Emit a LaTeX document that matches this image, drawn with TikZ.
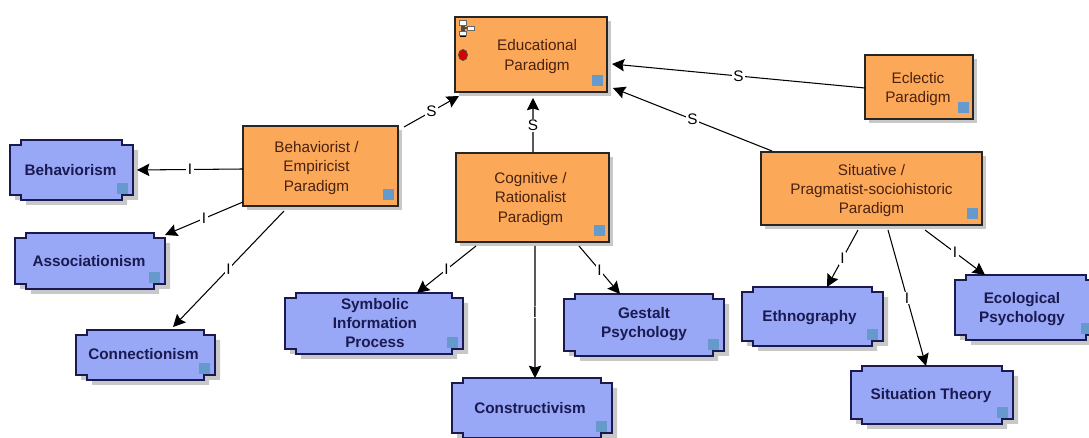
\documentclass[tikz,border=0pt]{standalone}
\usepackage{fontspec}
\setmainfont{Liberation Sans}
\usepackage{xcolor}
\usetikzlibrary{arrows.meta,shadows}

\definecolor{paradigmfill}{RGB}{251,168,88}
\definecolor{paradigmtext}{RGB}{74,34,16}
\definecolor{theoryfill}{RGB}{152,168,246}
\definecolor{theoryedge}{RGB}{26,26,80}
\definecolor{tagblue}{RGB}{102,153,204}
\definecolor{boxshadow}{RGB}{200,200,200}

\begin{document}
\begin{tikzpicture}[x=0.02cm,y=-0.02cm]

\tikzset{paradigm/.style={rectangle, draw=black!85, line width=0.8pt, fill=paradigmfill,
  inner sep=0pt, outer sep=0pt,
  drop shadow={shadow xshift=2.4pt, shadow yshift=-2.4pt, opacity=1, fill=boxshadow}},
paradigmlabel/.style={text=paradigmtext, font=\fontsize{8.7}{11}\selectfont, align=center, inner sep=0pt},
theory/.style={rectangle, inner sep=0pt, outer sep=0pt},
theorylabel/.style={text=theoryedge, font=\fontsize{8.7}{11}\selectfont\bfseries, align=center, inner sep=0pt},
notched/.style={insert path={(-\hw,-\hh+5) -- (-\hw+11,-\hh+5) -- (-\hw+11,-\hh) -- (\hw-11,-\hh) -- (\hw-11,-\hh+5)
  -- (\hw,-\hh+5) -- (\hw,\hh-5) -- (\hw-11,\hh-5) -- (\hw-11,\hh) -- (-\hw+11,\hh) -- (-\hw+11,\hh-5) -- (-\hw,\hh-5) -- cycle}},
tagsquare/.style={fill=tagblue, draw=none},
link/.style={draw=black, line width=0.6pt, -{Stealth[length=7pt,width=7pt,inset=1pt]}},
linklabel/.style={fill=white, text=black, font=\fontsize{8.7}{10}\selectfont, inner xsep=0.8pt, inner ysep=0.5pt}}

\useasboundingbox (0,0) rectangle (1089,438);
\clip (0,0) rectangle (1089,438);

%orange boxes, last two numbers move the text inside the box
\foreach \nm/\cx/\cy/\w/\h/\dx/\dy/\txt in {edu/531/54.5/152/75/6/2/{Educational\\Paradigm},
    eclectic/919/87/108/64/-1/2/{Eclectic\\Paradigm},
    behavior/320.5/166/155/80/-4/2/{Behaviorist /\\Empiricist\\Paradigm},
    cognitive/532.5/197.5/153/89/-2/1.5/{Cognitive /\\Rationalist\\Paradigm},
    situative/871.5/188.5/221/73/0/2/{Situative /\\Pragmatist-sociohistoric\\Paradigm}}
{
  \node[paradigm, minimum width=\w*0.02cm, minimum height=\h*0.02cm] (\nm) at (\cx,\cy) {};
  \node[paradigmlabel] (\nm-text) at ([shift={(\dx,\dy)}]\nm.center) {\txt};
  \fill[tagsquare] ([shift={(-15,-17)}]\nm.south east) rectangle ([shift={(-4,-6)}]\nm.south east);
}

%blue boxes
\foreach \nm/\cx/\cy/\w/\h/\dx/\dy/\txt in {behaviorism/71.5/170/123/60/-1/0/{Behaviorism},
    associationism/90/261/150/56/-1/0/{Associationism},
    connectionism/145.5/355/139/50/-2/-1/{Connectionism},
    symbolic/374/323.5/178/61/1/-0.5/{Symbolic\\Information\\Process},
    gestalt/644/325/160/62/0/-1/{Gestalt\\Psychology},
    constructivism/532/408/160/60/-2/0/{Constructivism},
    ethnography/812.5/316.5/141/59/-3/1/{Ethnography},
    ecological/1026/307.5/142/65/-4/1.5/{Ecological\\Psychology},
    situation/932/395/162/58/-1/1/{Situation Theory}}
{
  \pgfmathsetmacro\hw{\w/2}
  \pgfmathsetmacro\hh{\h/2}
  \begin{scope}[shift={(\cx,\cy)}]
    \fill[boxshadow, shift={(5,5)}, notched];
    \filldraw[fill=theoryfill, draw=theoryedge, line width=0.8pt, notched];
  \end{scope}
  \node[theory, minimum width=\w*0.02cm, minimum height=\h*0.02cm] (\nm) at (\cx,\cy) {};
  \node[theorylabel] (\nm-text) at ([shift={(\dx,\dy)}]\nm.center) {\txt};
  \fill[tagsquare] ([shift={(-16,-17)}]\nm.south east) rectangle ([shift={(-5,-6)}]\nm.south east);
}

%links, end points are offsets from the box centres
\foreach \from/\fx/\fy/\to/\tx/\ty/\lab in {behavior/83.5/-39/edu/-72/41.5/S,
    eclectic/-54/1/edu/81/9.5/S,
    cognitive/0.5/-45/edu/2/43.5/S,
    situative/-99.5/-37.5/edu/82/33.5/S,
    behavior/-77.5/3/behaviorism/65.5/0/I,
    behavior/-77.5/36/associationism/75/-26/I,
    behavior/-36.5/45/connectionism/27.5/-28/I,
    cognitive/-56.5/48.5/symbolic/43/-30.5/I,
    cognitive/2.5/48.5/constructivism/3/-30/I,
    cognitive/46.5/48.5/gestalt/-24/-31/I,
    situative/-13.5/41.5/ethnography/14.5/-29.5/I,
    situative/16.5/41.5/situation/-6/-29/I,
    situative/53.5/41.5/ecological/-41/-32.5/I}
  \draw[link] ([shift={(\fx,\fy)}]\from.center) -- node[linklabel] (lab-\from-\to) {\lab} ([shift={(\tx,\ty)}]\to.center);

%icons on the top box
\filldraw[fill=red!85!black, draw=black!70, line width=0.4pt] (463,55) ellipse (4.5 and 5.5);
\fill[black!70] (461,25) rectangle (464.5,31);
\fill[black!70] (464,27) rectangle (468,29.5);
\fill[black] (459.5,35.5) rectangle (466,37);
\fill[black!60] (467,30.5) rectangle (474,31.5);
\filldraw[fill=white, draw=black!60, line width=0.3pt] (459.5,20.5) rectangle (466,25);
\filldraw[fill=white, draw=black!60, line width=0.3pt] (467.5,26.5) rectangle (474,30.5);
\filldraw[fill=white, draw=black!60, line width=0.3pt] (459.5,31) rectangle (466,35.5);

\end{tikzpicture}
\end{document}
-------
- _Task directions_
Output each line exactly; omit every picture.

- _Answer to the problem_
Emit a LaTeX document that matches this image, drawn with TikZ.
\documentclass[tikz,border=0pt]{standalone}
\usepackage{fontspec}
\setmainfont{Liberation Sans}
\usepackage{xcolor}
\usetikzlibrary{arrows.meta,shadows}

\definecolor{paradigmfill}{RGB}{251,168,88}
\definecolor{paradigmtext}{RGB}{74,34,16}
\definecolor{theoryfill}{RGB}{152,168,246}
\definecolor{theoryedge}{RGB}{26,26,80}
\definecolor{tagblue}{RGB}{102,153,204}
\definecolor{boxshadow}{RGB}{200,200,200}

\begin{document}
\begin{tikzpicture}[x=0.02cm,y=-0.02cm]

\tikzset{paradigm/.style={rectangle, draw=black!85, line width=0.8pt, fill=paradigmfill,
  inner sep=0pt, outer sep=0pt,
  drop shadow={shadow xshift=2.4pt, shadow yshift=-2.4pt, opacity=1, fill=boxshadow}},
paradigmlabel/.style={text=paradigmtext, font=\fontsize{8.7}{11}\selectfont, align=center, inner sep=0pt},
theory/.style={rectangle, inner sep=0pt, outer sep=0pt},
theorylabel/.style={text=theoryedge, font=\fontsize{8.7}{11}\selectfont\bfseries, align=center, inner sep=0pt},
notched/.style={insert path={(-\hw,-\hh+5) -- (-\hw+11,-\hh+5) -- (-\hw+11,-\hh) -- (\hw-11,-\hh) -- (\hw-11,-\hh+5)
  -- (\hw,-\hh+5) -- (\hw,\hh-5) -- (\hw-11,\hh-5) -- (\hw-11,\hh) -- (-\hw+11,\hh) -- (-\hw+11,\hh-5) -- (-\hw,\hh-5) -- cycle}},
tagsquare/.style={fill=tagblue, draw=none},
link/.style={draw=black, line width=0.6pt, -{Stealth[length=7pt,width=7pt,inset=1pt]}},
linklabel/.style={fill=white, text=black, font=\fontsize{8.7}{10}\selectfont, inner xsep=0.8pt, inner ysep=0.5pt}}

\useasboundingbox (0,0) rectangle (1089,438);
\clip (0,0) rectangle (1089,438);

%orange boxes, last two numbers move the text inside the box
\foreach \nm/\cx/\cy/\w/\h/\dx/\dy/\txt in {edu/531/54.5/152/75/6/2/{Educational\\Paradigm},
    eclectic/919/87/108/64/-1/2/{Eclectic\\Paradigm},
    behavior/320.5/166/155/80/-4/2/{Behaviorist /\\Empiricist\\Paradigm},
    cognitive/532.5/197.5/153/89/-2/1.5/{Cognitive /\\Rationalist\\Paradigm},
    situative/871.5/188.5/221/73/0/2/{Situative /\\Pragmatist-sociohistoric\\Paradigm}}
{
  \node[paradigm, minimum width=\w*0.02cm, minimum height=\h*0.02cm] (\nm) at (\cx,\cy) {};
  \node[paradigmlabel] (\nm-text) at ([shift={(\dx,\dy)}]\nm.center) {\txt};
  \fill[tagsquare] ([shift={(-15,-17)}]\nm.south east) rectangle ([shift={(-4,-6)}]\nm.south east);
}

%blue boxes
\foreach \nm/\cx/\cy/\w/\h/\dx/\dy/\txt in {behaviorism/71.5/170/123/60/-1/0/{Behaviorism},
    associationism/90/261/150/56/-1/0/{Associationism},
    connectionism/145.5/355/139/50/-2/-1/{Connectionism},
    symbolic/374/323.5/178/61/1/-0.5/{Symbolic\\Information\\Process},
    gestalt/644/325/160/62/0/-1/{Gestalt\\Psychology},
    constructivism/532/408/160/60/-2/0/{Constructivism},
    ethnography/812.5/316.5/141/59/-3/1/{Ethnography},
    ecological/1026/307.5/142/65/-4/1.5/{Ecological\\Psychology},
    situation/932/395/162/58/-1/1/{Situation Theory}}
{
  \pgfmathsetmacro\hw{\w/2}
  \pgfmathsetmacro\hh{\h/2}
  \begin{scope}[shift={(\cx,\cy)}]
    \fill[boxshadow, shift={(5,5)}, notched];
    \filldraw[fill=theoryfill, draw=theoryedge, line width=0.8pt, notched];
  \end{scope}
  \node[theory, minimum width=\w*0.02cm, minimum height=\h*0.02cm] (\nm) at (\cx,\cy) {};
  \node[theorylabel] (\nm-text) at ([shift={(\dx,\dy)}]\nm.center) {\txt};
  \fill[tagsquare] ([shift={(-16,-17)}]\nm.south east) rectangle ([shift={(-5,-6)}]\nm.south east);
}

%links, end points are offsets from the box centres
\foreach \from/\fx/\fy/\to/\tx/\ty/\lab in {behavior/83.5/-39/edu/-72/41.5/S,
    eclectic/-54/1/edu/81/9.5/S,
    cognitive/0.5/-45/edu/2/43.5/S,
    situative/-99.5/-37.5/edu/82/33.5/S,
    behavior/-77.5/3/behaviorism/65.5/0/I,
    behavior/-77.5/36/associationism/75/-26/I,
    behavior/-36.5/45/connectionism/27.5/-28/I,
    cognitive/-56.5/48.5/symbolic/43/-30.5/I,
    cognitive/2.5/48.5/constructivism/3/-30/I,
    cognitive/46.5/48.5/gestalt/-24/-31/I,
    situative/-13.5/41.5/ethnography/14.5/-29.5/I,
    situative/16.5/41.5/situation/-6/-29/I,
    situative/53.5/41.5/ecological/-41/-32.5/I}
  \draw[link] ([shift={(\fx,\fy)}]\from.center) -- node[linklabel] (lab-\from-\to) {\lab} ([shift={(\tx,\ty)}]\to.center);

%icons on the top box
\filldraw[fill=red!85!black, draw=black!70, line width=0.4pt] (463,55) ellipse (4.5 and 5.5);
\fill[black!70] (461,25) rectangle (464.5,31);
\fill[black!70] (464,27) rectangle (468,29.5);
\fill[black] (459.5,35.5) rectangle (466,37);
\fill[black!60] (467,30.5) rectangle (474,31.5);
\filldraw[fill=white, draw=black!60, line width=0.3pt] (459.5,20.5) rectangle (466,25);
\filldraw[fill=white, draw=black!60, line width=0.3pt] (467.5,26.5) rectangle (474,30.5);
\filldraw[fill=white, draw=black!60, line width=0.3pt] (459.5,31) rectangle (466,35.5);

\end{tikzpicture}
\end{document}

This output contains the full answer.